A SILVER FLAGON AND SIX GOBLETS

BIGELOW BROS. AND KENNARD, BOSTON, CIRCA 1847

Details
A SILVER FLAGON AND SIX GOBLETS
bigelow bros. and kennard, boston, circa 1847
The flagon cylindrical with domed cover and flame finial; the goblets and flagon all engraved with inscription; marked under bases
flagon 13½in. high, goblets 7in. high; 100oz.
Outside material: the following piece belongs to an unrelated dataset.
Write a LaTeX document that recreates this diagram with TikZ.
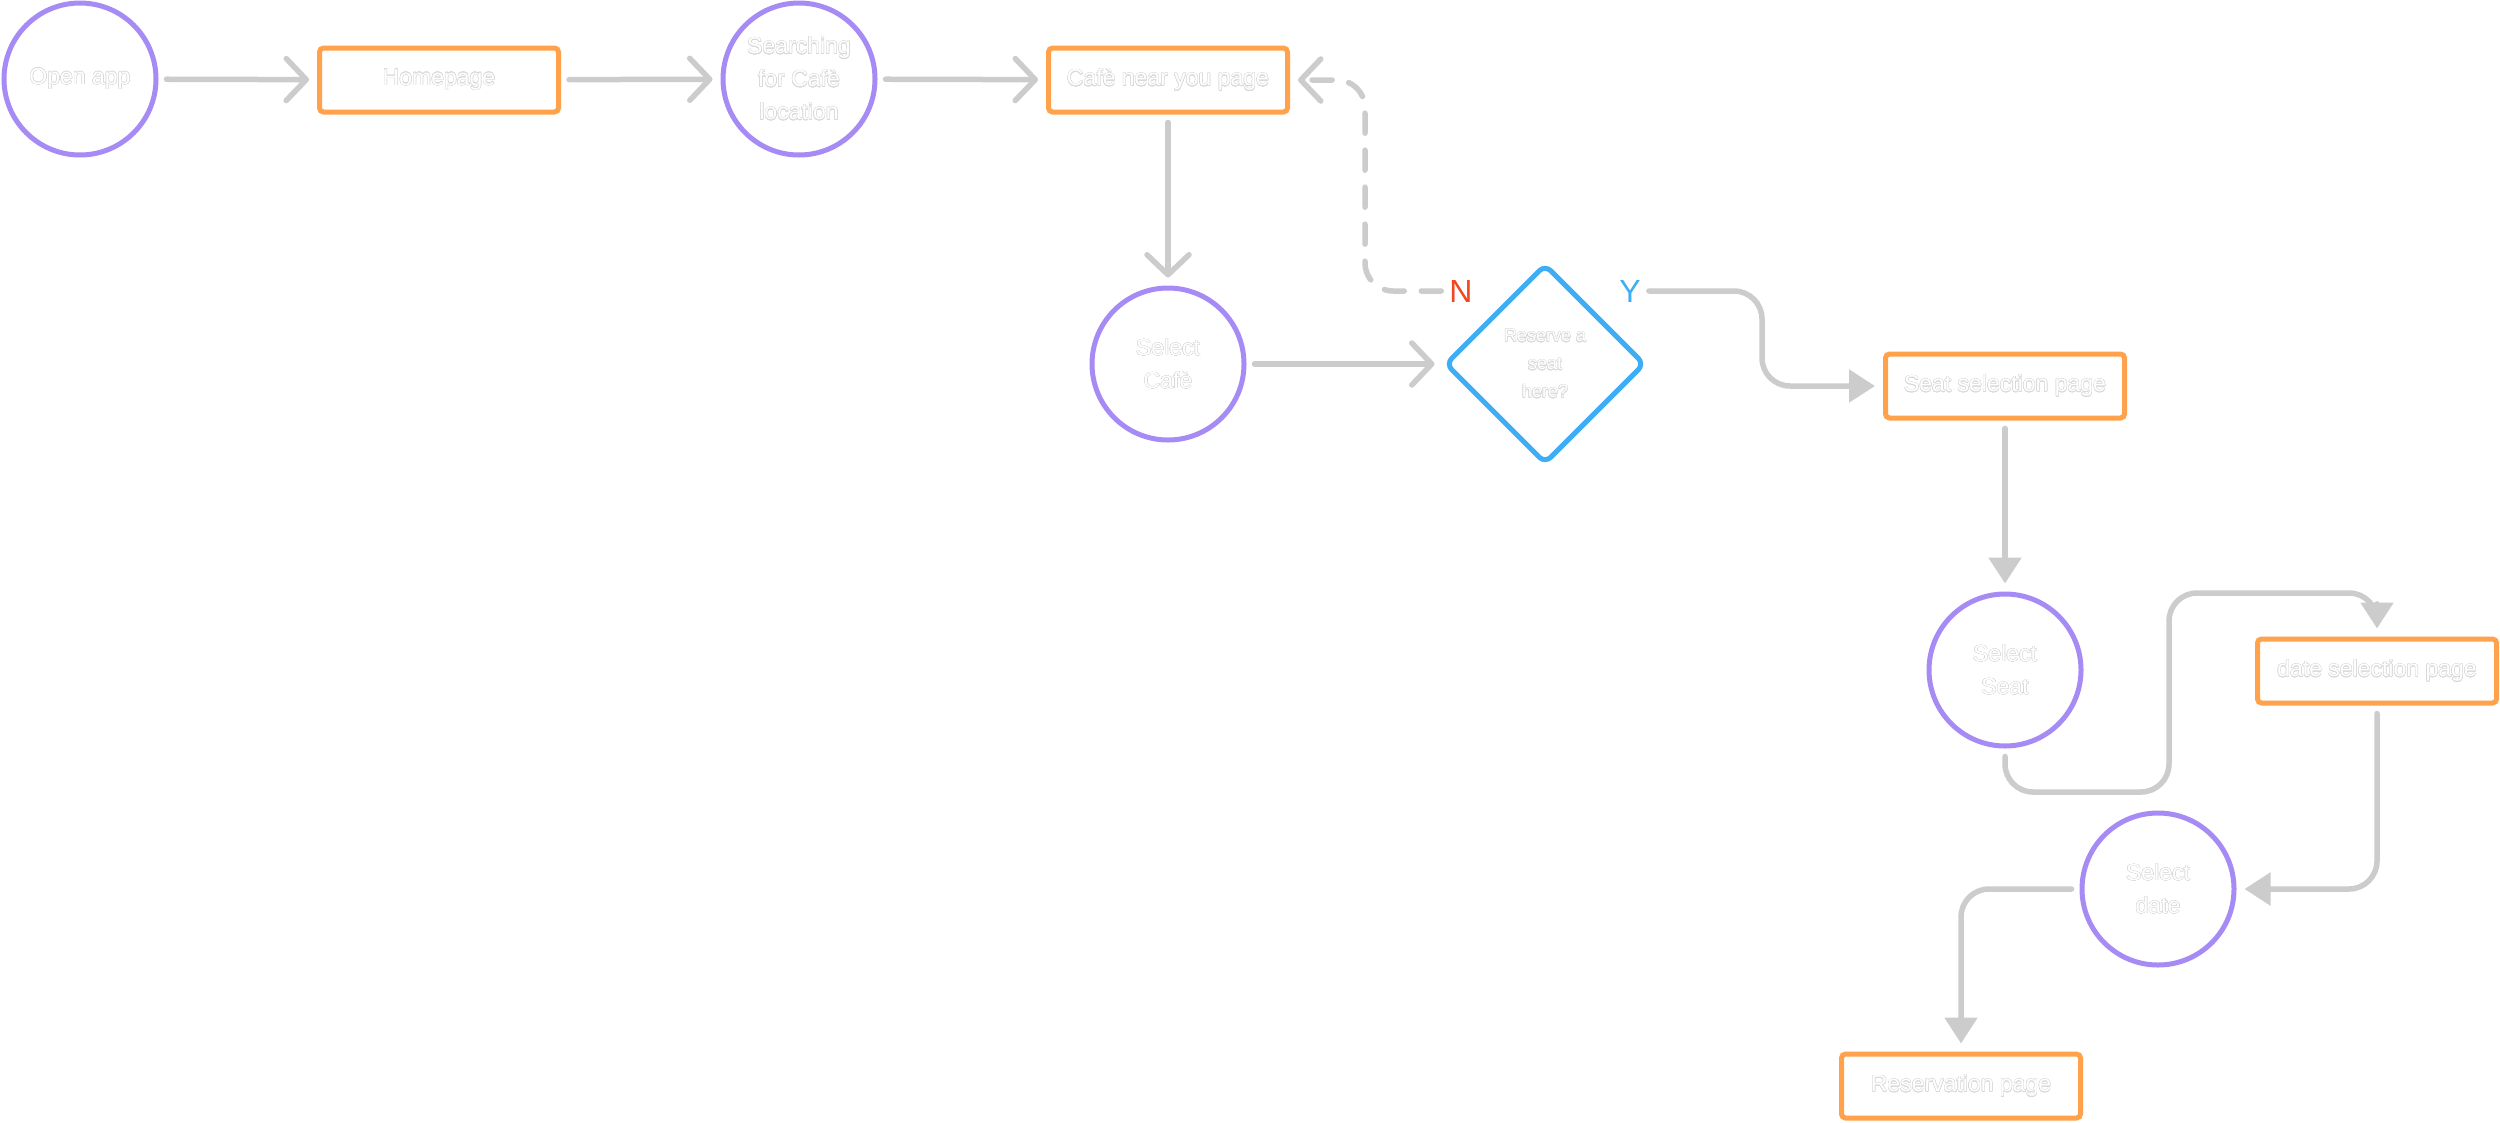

The inscriptions read: Presented by the First Church in Roxbury to the Mount Pleasant Congregational Church October 1st 1847 (7)
Provenance
The Mount Pleasant Congregational Church, also known as the Second Unitarian Church in Roxbury, dedicated its first meeting house on July 29, 1846. It was customary in New England for an established church to give communion silver to a new congregation, and the First Church in Roxbury was certainly well established, as it had been founded in 1632. In 1847, when this gift was made, John Quincy Adams was the moderator of the Mount Pleasant Church's council, and the minister was William Rounseville Alger, cousin of Horatio Alger. The First Church in Roxbury was the church of John Eliot, well-known in American religious history as the apostle to the Indians in the 18th century. The church's minister at the time of this gift was George Putnam, D.D.